Task goal: Start at the line containing "Clone this chart", stop at the line containing "XAxis, YAxis, CartesianGrid", and please reproduce every line in between, both ends included, without pictures.

Records supplied:
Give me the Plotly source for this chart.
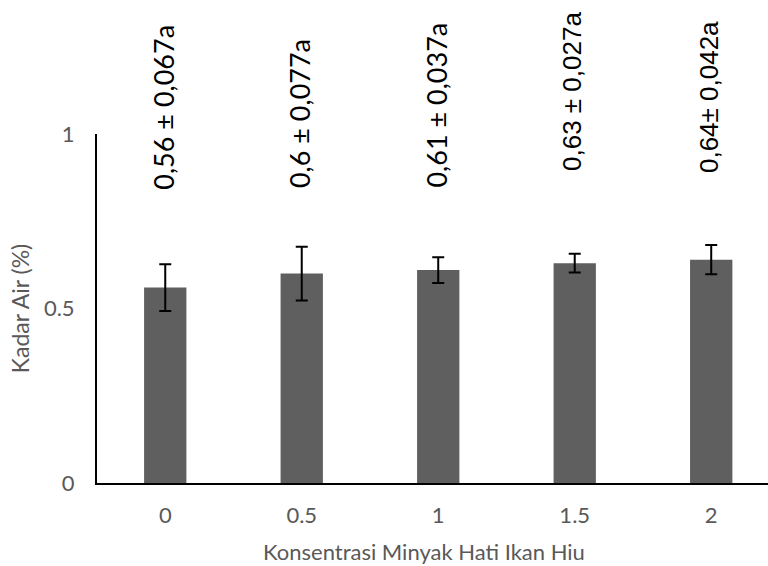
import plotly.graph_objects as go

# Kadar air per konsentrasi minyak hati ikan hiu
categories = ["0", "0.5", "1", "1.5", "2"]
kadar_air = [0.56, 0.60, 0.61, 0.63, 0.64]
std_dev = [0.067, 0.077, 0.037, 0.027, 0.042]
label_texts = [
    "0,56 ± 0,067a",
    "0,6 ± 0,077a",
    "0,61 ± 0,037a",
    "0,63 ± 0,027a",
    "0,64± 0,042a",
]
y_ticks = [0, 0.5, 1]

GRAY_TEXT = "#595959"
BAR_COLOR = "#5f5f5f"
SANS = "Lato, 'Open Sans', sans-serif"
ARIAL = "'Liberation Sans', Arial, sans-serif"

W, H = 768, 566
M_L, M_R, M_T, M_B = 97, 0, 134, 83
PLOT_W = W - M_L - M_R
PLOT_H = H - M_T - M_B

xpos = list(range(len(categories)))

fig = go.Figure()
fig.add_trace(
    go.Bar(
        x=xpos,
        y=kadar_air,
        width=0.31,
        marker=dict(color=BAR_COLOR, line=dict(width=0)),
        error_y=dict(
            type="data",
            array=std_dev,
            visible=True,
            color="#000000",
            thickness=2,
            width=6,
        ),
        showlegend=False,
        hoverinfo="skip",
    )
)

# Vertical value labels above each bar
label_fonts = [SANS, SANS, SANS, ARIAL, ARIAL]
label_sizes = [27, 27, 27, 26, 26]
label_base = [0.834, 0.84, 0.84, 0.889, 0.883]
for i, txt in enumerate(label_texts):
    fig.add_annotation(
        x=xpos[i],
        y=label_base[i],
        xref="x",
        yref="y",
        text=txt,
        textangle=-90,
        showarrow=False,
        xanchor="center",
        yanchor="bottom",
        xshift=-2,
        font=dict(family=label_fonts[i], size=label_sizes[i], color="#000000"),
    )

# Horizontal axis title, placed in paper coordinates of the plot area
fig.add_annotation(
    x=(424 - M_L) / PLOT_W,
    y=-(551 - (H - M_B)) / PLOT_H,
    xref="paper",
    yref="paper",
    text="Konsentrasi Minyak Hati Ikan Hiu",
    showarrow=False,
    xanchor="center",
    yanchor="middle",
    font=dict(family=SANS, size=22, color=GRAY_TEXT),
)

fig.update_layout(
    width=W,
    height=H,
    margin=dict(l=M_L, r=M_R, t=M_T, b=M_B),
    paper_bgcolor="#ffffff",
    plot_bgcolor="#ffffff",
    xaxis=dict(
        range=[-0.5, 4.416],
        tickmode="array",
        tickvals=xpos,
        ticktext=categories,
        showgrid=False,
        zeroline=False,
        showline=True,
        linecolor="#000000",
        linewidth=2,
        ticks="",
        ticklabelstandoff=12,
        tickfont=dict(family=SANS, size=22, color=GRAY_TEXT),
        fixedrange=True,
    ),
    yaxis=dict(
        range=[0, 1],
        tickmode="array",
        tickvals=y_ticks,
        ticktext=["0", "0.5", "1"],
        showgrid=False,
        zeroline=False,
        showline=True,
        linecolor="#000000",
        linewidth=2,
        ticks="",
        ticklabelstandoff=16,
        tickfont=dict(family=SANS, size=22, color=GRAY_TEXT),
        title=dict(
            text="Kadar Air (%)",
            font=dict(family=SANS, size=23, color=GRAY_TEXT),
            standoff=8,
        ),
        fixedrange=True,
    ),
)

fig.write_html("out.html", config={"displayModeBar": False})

...

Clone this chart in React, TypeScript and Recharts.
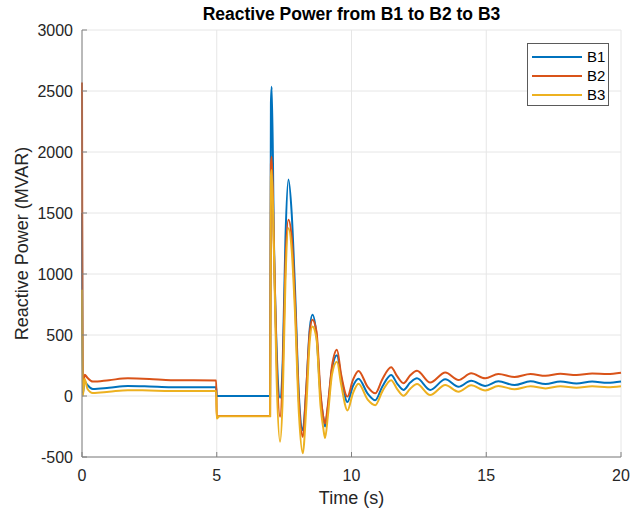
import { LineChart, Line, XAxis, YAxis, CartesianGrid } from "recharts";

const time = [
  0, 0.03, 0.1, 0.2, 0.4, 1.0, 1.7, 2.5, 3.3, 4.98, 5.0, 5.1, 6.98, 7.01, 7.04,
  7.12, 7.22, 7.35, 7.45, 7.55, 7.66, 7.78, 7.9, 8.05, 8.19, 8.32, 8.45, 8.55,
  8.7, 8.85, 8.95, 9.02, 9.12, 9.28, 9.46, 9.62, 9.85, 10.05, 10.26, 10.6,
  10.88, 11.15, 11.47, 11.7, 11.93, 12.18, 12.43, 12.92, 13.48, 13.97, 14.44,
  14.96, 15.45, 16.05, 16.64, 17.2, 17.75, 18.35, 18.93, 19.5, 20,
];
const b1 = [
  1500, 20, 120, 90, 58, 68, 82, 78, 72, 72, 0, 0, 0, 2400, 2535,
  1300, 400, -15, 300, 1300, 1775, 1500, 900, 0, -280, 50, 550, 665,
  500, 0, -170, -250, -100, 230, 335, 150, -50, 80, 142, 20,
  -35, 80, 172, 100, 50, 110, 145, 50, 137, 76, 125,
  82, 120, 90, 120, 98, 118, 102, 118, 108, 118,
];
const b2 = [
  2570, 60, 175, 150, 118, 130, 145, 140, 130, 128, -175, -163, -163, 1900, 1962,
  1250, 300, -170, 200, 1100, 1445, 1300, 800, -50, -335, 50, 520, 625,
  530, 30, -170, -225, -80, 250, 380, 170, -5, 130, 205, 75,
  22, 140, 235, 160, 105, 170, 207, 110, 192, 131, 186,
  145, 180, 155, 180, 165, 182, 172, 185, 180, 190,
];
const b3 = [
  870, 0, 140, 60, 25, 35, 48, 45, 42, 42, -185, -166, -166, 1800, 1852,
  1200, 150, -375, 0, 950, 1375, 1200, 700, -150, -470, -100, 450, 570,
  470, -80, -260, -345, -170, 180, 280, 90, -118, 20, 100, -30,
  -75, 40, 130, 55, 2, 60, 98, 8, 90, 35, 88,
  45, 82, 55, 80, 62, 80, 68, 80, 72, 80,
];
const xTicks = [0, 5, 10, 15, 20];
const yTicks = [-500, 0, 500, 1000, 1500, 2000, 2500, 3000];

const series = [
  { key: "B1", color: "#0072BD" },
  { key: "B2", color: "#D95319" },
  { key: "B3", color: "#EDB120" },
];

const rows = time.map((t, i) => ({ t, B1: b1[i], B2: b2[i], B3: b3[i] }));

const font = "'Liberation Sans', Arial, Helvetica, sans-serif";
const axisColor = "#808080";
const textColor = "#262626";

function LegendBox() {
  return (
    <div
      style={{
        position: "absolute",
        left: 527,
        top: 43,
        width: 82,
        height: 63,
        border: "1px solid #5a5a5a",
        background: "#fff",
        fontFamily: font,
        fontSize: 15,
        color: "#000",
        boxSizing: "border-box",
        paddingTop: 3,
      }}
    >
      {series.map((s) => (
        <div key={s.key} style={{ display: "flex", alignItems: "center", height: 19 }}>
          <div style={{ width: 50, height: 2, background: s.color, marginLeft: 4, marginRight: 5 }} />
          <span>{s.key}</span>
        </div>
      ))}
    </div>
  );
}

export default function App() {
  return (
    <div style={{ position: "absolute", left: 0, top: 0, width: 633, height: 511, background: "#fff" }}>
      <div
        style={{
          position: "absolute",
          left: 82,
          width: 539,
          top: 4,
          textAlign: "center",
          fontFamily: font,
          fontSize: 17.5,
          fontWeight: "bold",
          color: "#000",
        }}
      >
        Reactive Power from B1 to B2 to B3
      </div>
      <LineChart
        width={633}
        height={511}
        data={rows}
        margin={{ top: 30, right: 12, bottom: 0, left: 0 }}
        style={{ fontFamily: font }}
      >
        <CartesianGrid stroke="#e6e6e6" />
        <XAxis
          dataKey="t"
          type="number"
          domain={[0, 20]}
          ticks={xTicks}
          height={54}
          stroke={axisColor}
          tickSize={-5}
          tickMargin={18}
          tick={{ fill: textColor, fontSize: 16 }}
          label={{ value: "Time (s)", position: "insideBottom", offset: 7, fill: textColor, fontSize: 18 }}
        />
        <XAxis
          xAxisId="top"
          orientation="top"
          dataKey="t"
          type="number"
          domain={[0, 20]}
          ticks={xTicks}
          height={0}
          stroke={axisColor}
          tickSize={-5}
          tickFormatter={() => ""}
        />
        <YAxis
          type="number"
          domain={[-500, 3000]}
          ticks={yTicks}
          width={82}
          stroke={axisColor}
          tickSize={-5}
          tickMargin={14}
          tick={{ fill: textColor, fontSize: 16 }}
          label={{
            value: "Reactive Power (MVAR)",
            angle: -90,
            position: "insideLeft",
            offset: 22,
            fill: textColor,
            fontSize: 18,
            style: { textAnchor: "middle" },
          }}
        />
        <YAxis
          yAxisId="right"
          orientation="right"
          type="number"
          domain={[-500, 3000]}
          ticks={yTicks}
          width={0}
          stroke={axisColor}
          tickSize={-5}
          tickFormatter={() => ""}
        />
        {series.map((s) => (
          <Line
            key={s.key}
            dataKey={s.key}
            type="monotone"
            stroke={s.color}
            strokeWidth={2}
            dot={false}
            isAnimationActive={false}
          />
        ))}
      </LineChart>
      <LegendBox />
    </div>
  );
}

...

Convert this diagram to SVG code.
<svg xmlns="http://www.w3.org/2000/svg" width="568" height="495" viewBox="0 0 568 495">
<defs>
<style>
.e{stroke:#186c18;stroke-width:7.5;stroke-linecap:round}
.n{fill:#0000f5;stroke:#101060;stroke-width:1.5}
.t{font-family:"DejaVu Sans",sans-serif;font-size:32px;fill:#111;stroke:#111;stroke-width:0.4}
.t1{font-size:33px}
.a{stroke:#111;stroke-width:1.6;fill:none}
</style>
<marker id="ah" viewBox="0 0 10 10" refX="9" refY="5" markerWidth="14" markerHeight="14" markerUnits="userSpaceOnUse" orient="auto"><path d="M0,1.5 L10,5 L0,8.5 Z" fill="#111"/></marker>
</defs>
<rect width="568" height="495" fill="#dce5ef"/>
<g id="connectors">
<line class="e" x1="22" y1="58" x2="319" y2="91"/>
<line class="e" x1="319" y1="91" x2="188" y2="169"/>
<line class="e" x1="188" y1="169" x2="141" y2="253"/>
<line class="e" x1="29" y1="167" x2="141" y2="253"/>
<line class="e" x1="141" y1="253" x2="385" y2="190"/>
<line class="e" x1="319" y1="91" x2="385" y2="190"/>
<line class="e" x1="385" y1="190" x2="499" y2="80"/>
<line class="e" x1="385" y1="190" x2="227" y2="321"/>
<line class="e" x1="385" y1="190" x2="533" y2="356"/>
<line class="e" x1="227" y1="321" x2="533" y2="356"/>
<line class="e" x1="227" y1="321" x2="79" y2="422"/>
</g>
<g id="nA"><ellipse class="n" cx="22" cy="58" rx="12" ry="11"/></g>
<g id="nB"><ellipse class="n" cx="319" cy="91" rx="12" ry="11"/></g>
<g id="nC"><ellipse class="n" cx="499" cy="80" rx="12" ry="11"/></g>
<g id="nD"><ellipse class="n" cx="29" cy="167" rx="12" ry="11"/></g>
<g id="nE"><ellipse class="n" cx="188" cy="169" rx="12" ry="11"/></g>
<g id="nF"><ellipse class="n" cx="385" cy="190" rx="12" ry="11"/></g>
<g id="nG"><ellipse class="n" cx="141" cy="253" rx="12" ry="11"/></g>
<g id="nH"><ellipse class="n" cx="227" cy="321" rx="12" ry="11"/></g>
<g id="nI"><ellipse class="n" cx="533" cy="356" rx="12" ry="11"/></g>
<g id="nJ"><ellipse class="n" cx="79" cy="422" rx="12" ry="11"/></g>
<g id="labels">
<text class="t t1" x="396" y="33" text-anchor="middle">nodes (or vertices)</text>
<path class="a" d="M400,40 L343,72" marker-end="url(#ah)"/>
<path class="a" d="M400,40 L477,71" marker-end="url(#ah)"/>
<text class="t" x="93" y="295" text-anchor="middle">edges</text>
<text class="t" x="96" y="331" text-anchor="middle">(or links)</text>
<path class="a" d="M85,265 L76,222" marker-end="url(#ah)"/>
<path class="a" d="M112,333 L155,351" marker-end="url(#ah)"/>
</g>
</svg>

Solution to this task:
Clone this chart in React, TypeScript and Recharts.
import { LineChart, Line, XAxis, YAxis, CartesianGrid } from "recharts";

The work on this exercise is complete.